If a landlord in New York has an issue with a tenant, they might think about raising their rent in the middle of their current lease. Since the landlord owns the property, it might seem safe to assume that they can charge whatever they want. However, the law isn’t on their side if they adjust rent without the tenant’s permission.
Can landlords raise rent prices at any time?
Increased rent is a common cause of landlord/tenant issues. The landlord might own the property, but according to real estate law, they can’t raise their prices in the middle of a lease. If a tenant signs a lease, both they and the landlord have to abide by those terms until the lease expires. This means that the landlord can’t make any changes or additions without the tenant’s permission.

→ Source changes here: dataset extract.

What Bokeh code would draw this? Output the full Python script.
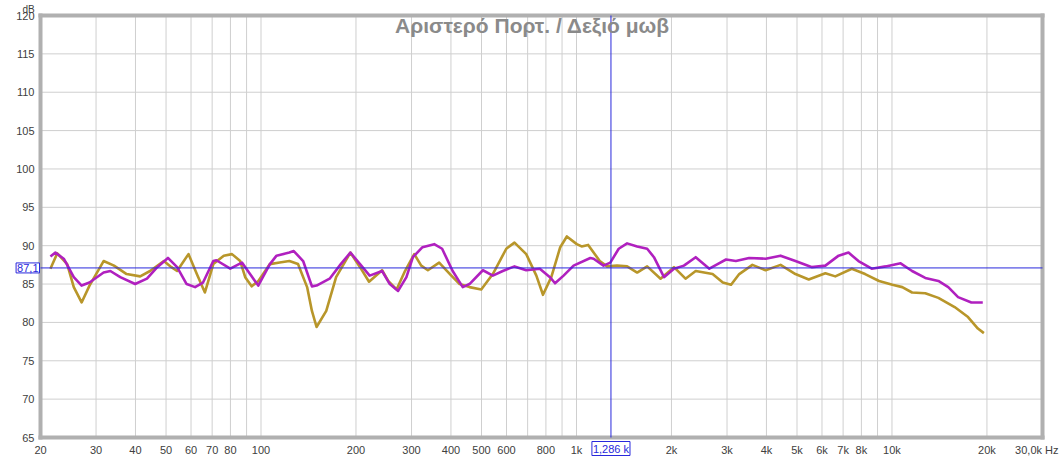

A landlord could increase rent in the middle of the lease, but they’ll have to get their tenant’s permission first. This applies to any kind of change the landlord wants to make to the lease. If the tenant disagrees, they’ll have to wait until the lease expires.
Once the lease expires, the landlord can write a new lease that increases rent and makes other changes as necessary. The tenant doesn’t have to sign the new lease, but they’ll have to find somewhere else to live if they can’t reach an agreement. One party might want to contact a real estate attorney if they can’t negotiate a fair deal.
Is the law on your side?
Whether you’re a landlord or a tenant, you could benefit from hiring a landlord-tenant attorney. An attorney could help you with basic tasks like buying property, writing contracts and evicting tenants. They could also answer your questions and make sure that you don’t accidentally break the law.
Furthermore, an attorney could help you deal with landlord/tenant disagreements and figure out a deal that works for everyone. This could include disagreements about contracts, rent prices, late fees, evictions, property damage and more. If a landlord has to evict a tenant, their attorney could help them follow the correct legal process.